MF - O que faz para desligar momentaneamente do futebol?
VS - «Vejo umas séries e pouco mais. Mas é importante fazer isso. Mesmo em casa vejo muito futebol, ligas estrangeiras, Champions…»

MF - As escolas do Paços têm sido muito elogiadas. O André e o Jota são os melhores elementos que treinou?
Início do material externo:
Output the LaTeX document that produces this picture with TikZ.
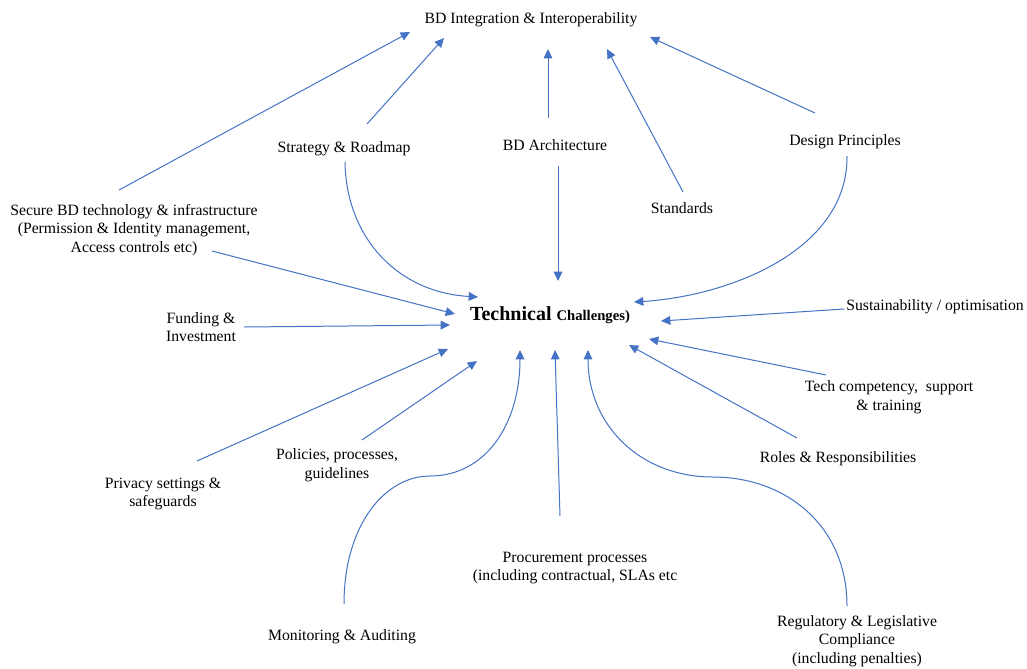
\documentclass[tikz,border=0pt]{standalone}
\usepackage{fontspec}
\setmainfont{Liberation Serif}
\usetikzlibrary{arrows.meta}
\definecolor{arrowblue}{HTML}{4472C4}
\begin{document}
\begin{tikzpicture}[x=0.75pt,y=-0.75pt,
  lbl/.style={inner sep=0pt,align=center,font=\fontsize{11.8}{14}\selectfont,yshift=-1.5pt},
  conn/.style={draw=arrowblue,line width=0.75pt,-{Triangle[length=7pt,width=6.5pt]},fill=none}]
\useasboundingbox (0,0) rectangle (1027,668);
% labels
\node[lbl] (bdi) at (531,18) {BD Integration \& Interoperability};
\node[lbl] (str) at (344,147) {Strategy \& Roadmap};
\node[lbl] (arch) at (555,143) {BD Architecture};
\node[lbl] (des) at (845,140) {Design Principles};
\node[lbl] (std) at (682,206) {Standards};
\node[lbl] (sec) at (134,228) {Secure BD technology \& infrastructure\\(Permission \& Identity management,\\Access controls etc)};
\node[lbl] (fund) at (201,325) {Funding \&\\Investment};
\node[inner sep=0pt] (tc) at (550,315) {\fontsize{15}{18}\selectfont\bfseries Technical {\fontsize{11}{13}\selectfont Challenges)}};
\node[lbl] (sus) at (935,305) {Sustainability / optimisation};
\node[lbl] (comp) at (889,395) {Tech competency,\ \ support\\\& training};
\node[lbl] (roles) at (838,457) {Roles \& Responsibilities};
\node[lbl] (pol) at (337,463) {Policies, processes,\\guidelines};
\node[lbl] (priv) at (163,492) {Privacy settings \&\\safeguards};
\node[lbl] (proc) at (575,566) {Procurement processes\\(including contractual, SLAs\ etc};
\node[lbl] (mon) at (342,635) {Monitoring \& Auditing};
\node[lbl] (reg) at (857,639) {Regulatory \& Legislative\\Compliance\\(including penalties)};
% connector end points
\coordinate (sec-up) at (119,190);   \coordinate (bdi-a) at (410,32);
\coordinate (str-up) at (367,124);   \coordinate (bdi-b) at (444,38);
\coordinate (arch-up) at (548,118);  \coordinate (bdi-c) at (548,49);
\coordinate (std-up) at (683,192);   \coordinate (bdi-d) at (607,49);
\coordinate (des-up) at (815,113);   \coordinate (bdi-e) at (650,37);
\coordinate (str-dn) at (345,162);   \coordinate (tc-a) at (478,297);
\coordinate (arch-dn) at (558,166);  \coordinate (tc-b) at (558,281);
\coordinate (des-dn) at (847,156);   \coordinate (tc-c) at (634,302);
\coordinate (sec-dn) at (212,251);   \coordinate (tc-d) at (455,314);
\coordinate (fund-r) at (244,327);   \coordinate (tc-e) at (450,325);
\coordinate (sus-l) at (844,309);    \coordinate (tc-f) at (661,321);
\coordinate (comp-l) at (826,375);   \coordinate (tc-g) at (649,339);
\coordinate (roles-l) at (797,438);  \coordinate (tc-h) at (629,345);
\coordinate (priv-up) at (197,461);  \coordinate (tc-i) at (448,349);
\coordinate (pol-up) at (362,440);   \coordinate (tc-j) at (477,361);
\coordinate (mon-up) at (344,604);   \coordinate (tc-k) at (520,350);
\coordinate (proc-up) at (560,516);  \coordinate (tc-l) at (555,350);
\coordinate (reg-up) at (847,606);   \coordinate (tc-m) at (588,350);
% connectors to BD Integration
\draw[conn] (sec-up) -- (bdi-a);
\draw[conn] (str-up) -- (bdi-b);
\draw[conn] (arch-up) -- (bdi-c);
\draw[conn] (std-up) -- (bdi-d);
\draw[conn] (des-up) -- (bdi-e);
% connectors to Technical Challenges
\draw[conn] (str-dn) .. controls (346,235) and (395,292) .. (tc-a);
\draw[conn] (arch-dn) -- (tc-b);
\draw[conn] (des-dn) .. controls (848,250) and (730,296) .. (tc-c);
\draw[conn] (sec-dn) -- (tc-d);
\draw[conn] (fund-r) -- (tc-e);
\draw[conn] (sus-l) -- (tc-f);
\draw[conn] (comp-l) -- (tc-g);
\draw[conn] (roles-l) -- (tc-h);
\draw[conn] (priv-up) -- (tc-i);
\draw[conn] (pol-up) -- (tc-j);
\draw[conn] (mon-up) .. controls (344,525) and (385,476) .. (430,476) .. controls (485,476) and (520,425) .. (tc-k);
\draw[conn] (proc-up) -- (tc-l);
\draw[conn] (reg-up) .. controls (847,525) and (785,477) .. (713,477) .. controls (640,477) and (588,425) .. (tc-m);
\end{tikzpicture}
\end{document}
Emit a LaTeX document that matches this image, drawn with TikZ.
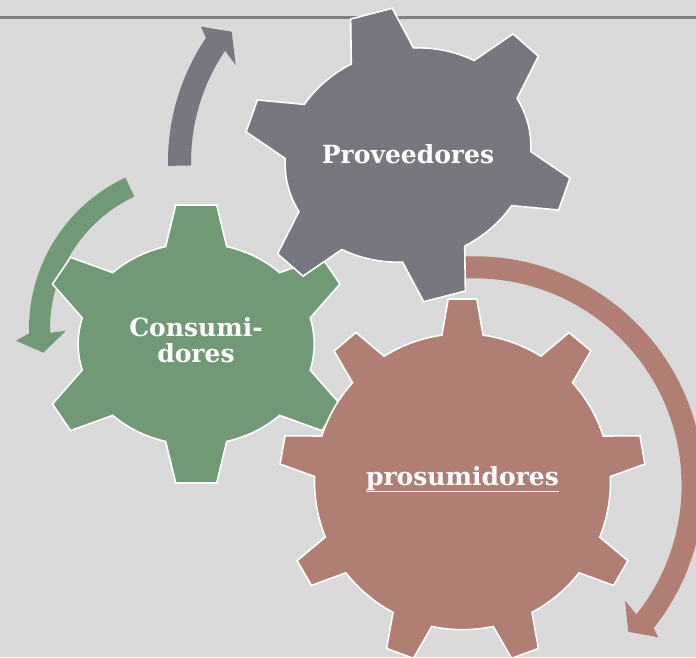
\documentclass[tikz,border=0pt]{standalone}
\usepackage{fontspec}
\newfontfamily\gearfont{DejaVu Serif}
\definecolor{bgcol}{HTML}{D9D9D9}
\definecolor{rulecol}{HTML}{7F7F7F}
\definecolor{graycol}{HTML}{77777F}
\definecolor{greencol}{HTML}{719976}
\definecolor{browncol}{HTML}{B07E72}
\newcommand\gearsix[4]{%
\begin{scope}[shift={#1}, yscale=-1, rotate=#2, scale=#3]
\path[gearfill=#4] (15:124 and 106) -- (151,63) -- (132,91) -- (45:124 and 106)
  arc[start angle=45, end angle=75, x radius=124, y radius=106] -- (21.5,146) -- (-21.5,146) -- (105:124 and 106)
  arc[start angle=105, end angle=135, x radius=124, y radius=106] -- (-132,91) -- (-151,63) -- (165:124 and 106)
  arc[start angle=165, end angle=195, x radius=124, y radius=106] -- (-151,-63) -- (-132,-91) -- (225:124 and 106)
  arc[start angle=225, end angle=255, x radius=124, y radius=106] -- (-21.5,-146) -- (21.5,-146) -- (285:124 and 106)
  arc[start angle=285, end angle=315, x radius=124, y radius=106] -- (132,-91) -- (151,-63) -- (345:124 and 106)
  arc[start angle=345, end angle=375, x radius=124, y radius=106] -- cycle;
\end{scope}}
\begin{document}
\begin{tikzpicture}[x=1pt,y=-1pt,
  gearfill/.style={fill=#1, draw=white, line width=1.6pt, line join=miter},
  arrowfill/.style={fill=#1, draw=none},
  lbl/.style={text=white, font=\gearfont\bfseries\fontsize{25}{26}\selectfont, align=center, inner sep=0pt}]
\useasboundingbox (0,0) rectangle (696,657);
\clip (0,0) rectangle (696,657);
\fill[bgcol] (0,0) rectangle (696,657);
\coordinate (ruleL) at (0,17.5);
\coordinate (ruleR) at (696,17.5);
\draw[rulecol, line width=2.5pt] (ruleL) -- (ruleR);
% gray circular arrow
\begin{scope}[shift={(390,162)}, yscale=-1]
\fill[arrowfill=graycol] (181:222) arc[start angle=181, end angle=146, radius=222]
  -- (-189,135.3) -- (-158.3,130.3) -- (-154.3,97) -- (146:199)
  arc[start angle=146, end angle=181, radius=199] -- cycle;
\end{scope}
% green circular arrow
\begin{scope}[shift={(196,329)}, yscale=-1]
\fill[arrowfill=greencol] (115:167) arc[start angle=115, end angle=181.5, radius=167]
  -- (-180,-11.7) -- (-152.7,-23.7) -- (-130,-1.7) -- (181.5:146)
  arc[start angle=181.5, end angle=115, radius=146] -- cycle;
\end{scope}
% brown circular arrow
\begin{scope}[shift={(474.6,485.3)}, yscale=-1]
\fill[arrowfill=browncol] (95:229) arc[start angle=95, end angle=-38.6, radius=229]
  -- (183.7,-152) -- (153.7,-146.4) -- (150.4,-115.4) -- (-38.6:207)
  arc[start angle=-38.6, end angle=95, radius=207] -- cycle;
\end{scope}
% gears
\gearsix{(196.2,344)}{0}{0.952}{greencol}
\begin{scope}[shift={(462.5,481.7)}, yscale=-1]
\path[gearfill=browncol] (2:148) \foreach \a in {10,50,...,330}{ -- ({\a-8}:148) -- ({\a-4.48}:183.3) -- ({\a+4.48}:183.3) -- ({\a+8}:148) arc[start angle={\a+8}, end angle={\a+32}, radius=148]} -- cycle;
\end{scope}
\gearsix{(408,155)}{-14.5}{1}{graycol}
% labels
\node[lbl, anchor=base] (prov) at (408,163) {Proveedores};
\node[lbl, anchor=center] (cons) at (196,340) {Consumi-\\dores};
\node[lbl, anchor=base] (pros) at (462.5,485) {\underline{prosumidores}};
\end{tikzpicture}
\end{document}
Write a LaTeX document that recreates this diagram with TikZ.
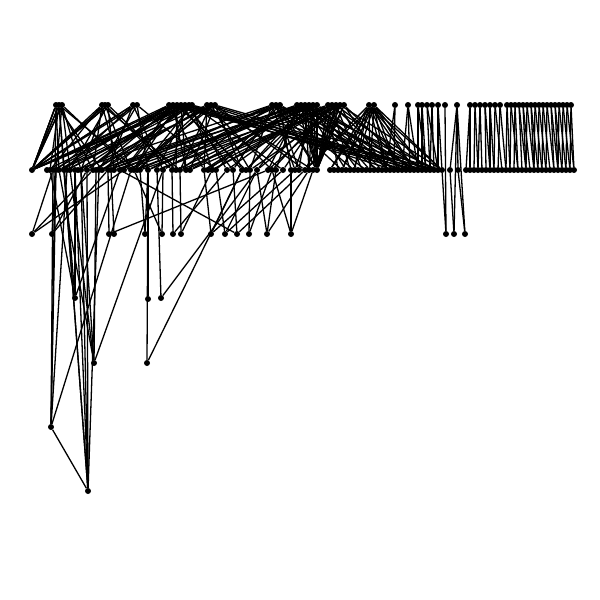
\documentclass[tikz,border=0pt]{standalone}
\begin{document}
\begin{tikzpicture}[x=1pt,y=-1pt,
  dot/.style={circle,fill=black,inner sep=0pt,minimum size=6pt},
  edge/.style={line width=1.3pt}]
\useasboundingbox (0,0) rectangle (600,600);
% top row
\foreach \x [count=\i] in {56,59,62,102,105,108,133,137,169,173,177,181,185,189,192,207,211,215,272,276,280,297,301,305,309,313,317,328,332,336,340,344,369,374,395,408,418,422,427,432,438,445,457,470,475,480,485,490,495,500,507,511,515,519,523,527,531,535,539,543,547,551,555,559,563,567,571}
  \coordinate (tc\i) at (\x,105);
% middle row
\foreach \x [count=\i] in {32,47,50,53,56,59,64,67,70,75,78,81,87,93,96,99,102,108,111,114,120,124,131,134,137,140,148,157,163,172,176,180,186,190,204,208,212,216,227,233,242,246,250,257,268,272,276,283,291,295,299,305,309,313,317}
  \coordinate (mc\i) at (\x,170);
\foreach \k in {0,...,28} {\pgfmathtruncatemacro\i{56+\k}\coordinate (mc\i) at ({330+4*\k},170);}
\coordinate (mc85) at (450,170);
\coordinate (mc86) at (458,170);
\foreach \k in {0,...,27} {\pgfmathtruncatemacro\i{87+\k}\coordinate (mc\i) at ({466+4*\k},170);}
% lower rows
\foreach \x [count=\i] in {32,52,109,114,145,162,173,181,211,225,237,249,267,291,446,454,465}
  \coordinate (bc\i) at (\x,234);
\coordinate (dc1) at (75,298);
\coordinate (dc2) at (148,299);
\coordinate (dc3) at (161,298);
\coordinate (dc4) at (94,363);
\coordinate (dc5) at (147,363);
\coordinate (dc6) at (51,427);
\coordinate (dc7) at (88,491);
% nodes
\foreach \i in {1,...,67} \node[dot] (t\i) at (tc\i) {};
\foreach \i in {1,...,114} \node[dot] (m\i) at (mc\i) {};
\foreach \i in {1,...,17} \node[dot] (b\i) at (bc\i) {};
\foreach \i in {1,...,7} \node[dot] (d\i) at (dc\i) {};
% left crossing edges
\foreach \a in {1,...,32} {
  \foreach \k in {1,...,5} {
    \pgfmathtruncatemacro\b{max(1,min(55,round(\a*1.72)+mod(\a*7+\k*11,51)-25))}
    \draw[edge] (t\a) -- (m\b);
  }
}
% converging edges toward ~400
\foreach \a in {9,...,32} {
  \pgfmathtruncatemacro\b{72+mod(\a*5,13)}
  \draw[edge] (t\a) -- (m\b);
}
\foreach \a in {19,...,32} {
  \pgfmathtruncatemacro\b{58+mod(\a*3,14)}
  \draw[edge] (t\a) -- (m\b);
}
% fans from 372 cluster
\foreach \b in {52,56,59,62,66,70,73,77,80,84} {\draw[edge] (t33) -- (m\b); \draw[edge] (t34) -- (m\b);}
% right edges
\foreach \a/\b in {35/70,35/72,36/76,36/78,36/74,37/78,37/80,38/80,38/79,39/81,39/83,40/82,40/81,41/84,41/83,
  44/87,44/88,45/89,45/90,46/90,46/91,47/92,47/93,48/93,48/94,49/94,49/96,50/95,50/97,
  51/97,51/98,52/98,52/100,53/99,53/100,54/101,54/102,55/102,55/103,56/102,56/104,57/104,57/105,
  58/104,58/106,59/105,59/107,60/106,60/108,61/107,61/109,62/109,62/110,63/110,63/111,64/110,64/112,
  65/111,65/113,66/112,66/114,67/113,67/114,43/85,43/86}
  \draw[edge] (t\a) -- (m\b);
\draw[edge] (t42) -- (b15);
\draw[edge] (t43) -- (b16);
\draw[edge] (t43) -- (b17);
\draw[edge] (b15) -- (m84);
\draw[edge] (b16) -- (m85);
\draw[edge] (b17) -- (m86);
% row 2 to row 3
\foreach \a/\b in {1/4,1/14,1/22,2/5,2/13,2/18,3/18,4/19,3/45,5/27,5/26,6/29,6/24,7/30,7/39,8/32,8/37,
  9/35,9/41,9/48,10/38,10/44,10/50,11/21,11/40,11/52,12/43,12/46,13/44,13/47,13/53,14/49,14/46,14/54}
  \draw[edge] (b\a) -- (m\b);
% deep edges
\foreach \a/\b in {1/10,1/3,1/21,2/27,3/28,3/44,4/6,4/29,4/12,4/15,5/27,5/41,6/4,6/5,6/8,6/23,7/7,7/10,7/12,7/13,7/16}
  \draw[edge] (d\a) -- (m\b);
\draw[edge] (d6) -- (d7);
\draw[edge] (d7) -- (t2);
\draw[edge] (d6) -- (t1);
\draw[edge] (d4) -- (t3);
\draw[edge] (d1) -- (t2);
\end{tikzpicture}
\end{document}
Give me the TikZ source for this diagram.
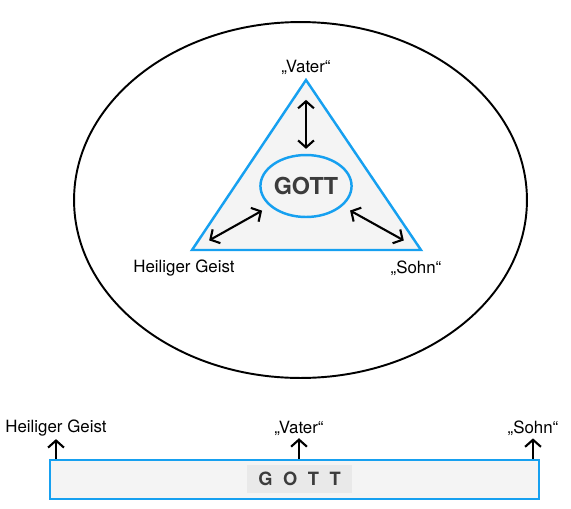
\documentclass[tikz,border=0pt]{standalone}
\usepackage{fontspec}
\setmainfont{TeX Gyre Heros}
\usetikzlibrary{arrows.meta, shapes.geometric}
\definecolor{lineblue}{RGB}{22,160,240}
\definecolor{panel}{RGB}{244,244,244}
\definecolor{gottbox}{RGB}{233,233,233}
\definecolor{gotttext}{RGB}{60,60,60}

\begin{document}
\begin{tikzpicture} [x=0.02cm, y=-0.02cm,
  >={Straight Barb[length=4pt, width=9pt]},
  lab/.style={font=\fontsize{9.6}{11}\selectfont, inner sep=1.5pt},
  arr/.style={line width=1.2pt},
  blueline/.style={draw=lineblue, line width=1.4pt, fill=panel}]
\useasboundingbox (0,0) rectangle (571,508);
\draw [line width=1.1pt] (300.5,200) ellipse [x radius=4.53cm, y radius=3.56cm];
\coordinate (top) at (306,80);
\coordinate (bl) at (192,250);
\coordinate (br) at (421,250);
\draw [blueline] (top) -- (bl) -- (br) -- cycle;
\node [ellipse, draw=lineblue, line width=1.4pt, minimum width=1.7cm, minimum height=1.24cm, inner sep=0pt, text=gotttext, font=\fontsize{13.3}{15}\selectfont\bfseries] (gott) at (306,186) {GOTT};
\node [lab] (vater) at (306,67) {„Vater“};
\node [lab] (geist) at (184,268) {Heiliger Geist};
\node [lab] (sohn) at (416,268) {„Sohn“};
\draw [arr, <->, shorten <=11.3pt, shorten >=2.8pt] (top) -- (gott);
\draw [arr, <->, shorten <=11.2pt, shorten >=5pt] (bl) -- (gott);
\draw [arr, <->, shorten <=11.2pt, shorten >=5pt] (br) -- (gott);
\node [blueline, minimum width=9.78cm, minimum height=0.78cm, inner sep=0pt] (bar) at (294.5,479.5) {};
\node [fill=gottbox, minimum width=2.1cm, minimum height=0.56cm, inner sep=0pt, text=gotttext, font=\fontsize{10.4}{12}\selectfont\bfseries] (gott2) at (299.5,479) {G\hspace{6pt}O\hspace{6pt}T\hspace{6pt}T};
\node [lab] (geist2) at (56,428) {Heiliger Geist};
\node [lab] (vater2) at (299,428) {„Vater“};
\node [lab] (sohn2) at (533,428) {„Sohn“};
\draw [arr, ->] (bar.north -| geist2) -- (geist2);
\draw [arr, ->] (bar.north -| vater2) -- (vater2);
\draw [arr, ->] (bar.north -| sohn2) -- (sohn2);
\end{tikzpicture}
\end{document}
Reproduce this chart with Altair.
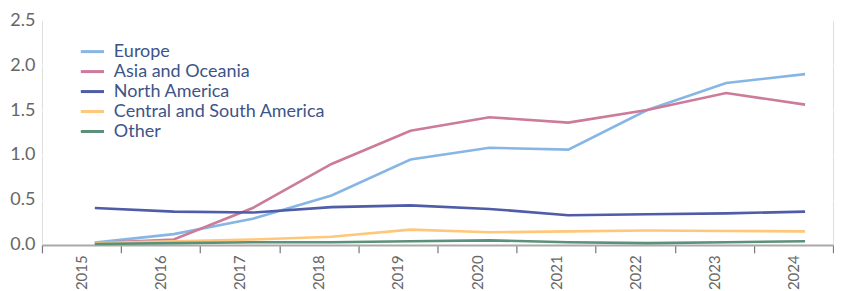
import altair as alt
import pandas as pd

years = [2015, 2016, 2017, 2018, 2019, 2020, 2021, 2022, 2023, 2024]
regions = ["Europe", "Asia and Oceania", "North America", "Central and South America", "Other"]
colors = ["#88b6e4", "#cc7b9b", "#4f5ca8", "#ffc77a", "#5b917a"]

europe = [0.025, 0.12, 0.29, 0.55, 0.95, 1.08, 1.06, 1.50, 1.80, 1.90]
asia_oceania = [0.02, 0.06, 0.41, 0.90, 1.27, 1.42, 1.36, 1.50, 1.69, 1.56]
north_america = [0.41, 0.37, 0.36, 0.42, 0.44, 0.40, 0.33, 0.34, 0.35, 0.37]
central_south_america = [0.02, 0.04, 0.06, 0.09, 0.17, 0.14, 0.15, 0.16, 0.155, 0.15]
other = [0.01, 0.02, 0.03, 0.03, 0.04, 0.05, 0.03, 0.02, 0.03, 0.04]

series = [europe, asia_oceania, north_america, central_south_america, other]
rows = []
for name, vals in zip(regions, series):
    for yr, v in zip(years, vals):
        rows.append({"year": yr, "region": name, "value": v})
df = pd.DataFrame(rows)
axis_df = pd.DataFrame({"yearLabel": [str(y) for y in years]})

FONT = "Lato"

lines = alt.Chart(df).mark_line(strokeWidth=2.6).encode(
    x=alt.X("year:Q", scale=alt.Scale(domain=[2014.33, 2024.354], nice=False, zero=False), axis=None),
    y=alt.Y("value:Q", scale=alt.Scale(domain=[0, 2.5], nice=False),
            axis=alt.Axis(values=[0, 0.5, 1.0, 1.5, 2.0, 2.5], format=".1f", title=None,
                          domain=False, ticks=False, grid=True, gridColor="#ffffff", gridWidth=2,
                          labelFontSize=18, labelColor="#666666", labelFont=FONT, labelPadding=7)),
    color=alt.Color("region:N", sort=regions,
                    scale=alt.Scale(domain=regions, range=colors),
                    legend=alt.Legend(title=None, orient="none", legendX=41, legendY=22,
                                      symbolType="M-1.45,0H1.45", symbolSize=256, symbolStrokeWidth=3,
                                      symbolFillColor="transparent",
                                      labelFontSize=18, labelColor="#3d5488", labelFont=FONT,
                                      rowPadding=1, labelLimit=400, labelOffset=12)),
)

xaxis = alt.Chart(axis_df).mark_point(opacity=0).encode(
    x=alt.X("yearLabel:O", sort=[str(y) for y in years],
            scale=alt.Scale(type="band", paddingInner=0, paddingOuter=0),
            axis=alt.Axis(title=None, labelAngle=-90, tickBand="extent", ticks=True, tickSize=8,
                          tickColor="#777777", tickWidth=1.2, domainColor="#aaaaaa", domainWidth=2,
                          labelFontSize=15, labelColor="#666666", labelFont=FONT, labelPadding=2,
                          grid=False)),
    y=alt.value(0),
)

chart = alt.layer(lines, xaxis).resolve_scale(x="independent").properties(
    width=792, height=225,
    padding={"left": 1, "right": 0, "top": 3, "bottom": 0},
).configure_view(fill="#f5f5f5", stroke=None).configure(font=FONT)

chart.save("out.html", embed_options={"renderer": "svg", "actions": False})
VS - «São dois miúdos com enorme qualidade. Tinham um entendimento incrível, jogavam de olhos fechados. No primeiro ano de juniores, o Jota era ‘dez’ e o Andrezinho era ‘oito’. O trinco era o Sousa, que está no Gondomar. Na primeira fase, em 22 jogos, o Jota só tinha cinco golos. Para um jogador com tanto ‘golo’, aquilo não me fazia sentido. Então, apostei numa mudança. Falei com ele e lancei-lhe o desafio de começar a jogar na linha, como ponta. Imaginei-o mais aberto, para receber, tocar e arrancar para a baliza. Ele nunca seria um extremo para abrir e cruzar. Queria-o de frente para o jogo. Foi, por isso, que avancei o Andrezinho para ‘dez’. Fazia todo o sentido.»

MF - Correu bem?
VS - «O Jota não gostou da ideia. Disse-me logo: ‘na ponta? Ei mister, nem vou tocar na bola’. Eu prometi-lhe que se corresse mal, sem problema, voltávamos atrás. No primeiro jogo vencemos 2-0 e o Jota fez dois golos (risos). Ele é muito competitivo, adora desafios e veio logo ter comigo. ‘Mister, já não saio mais daqui’. Em 14 jogos na nova posição fez 17 golos. Toda a gente o queria, explodiu. Benfica, Sporting, V. Guimarães… E nesses 17 golos, o André fez 10 assistências.»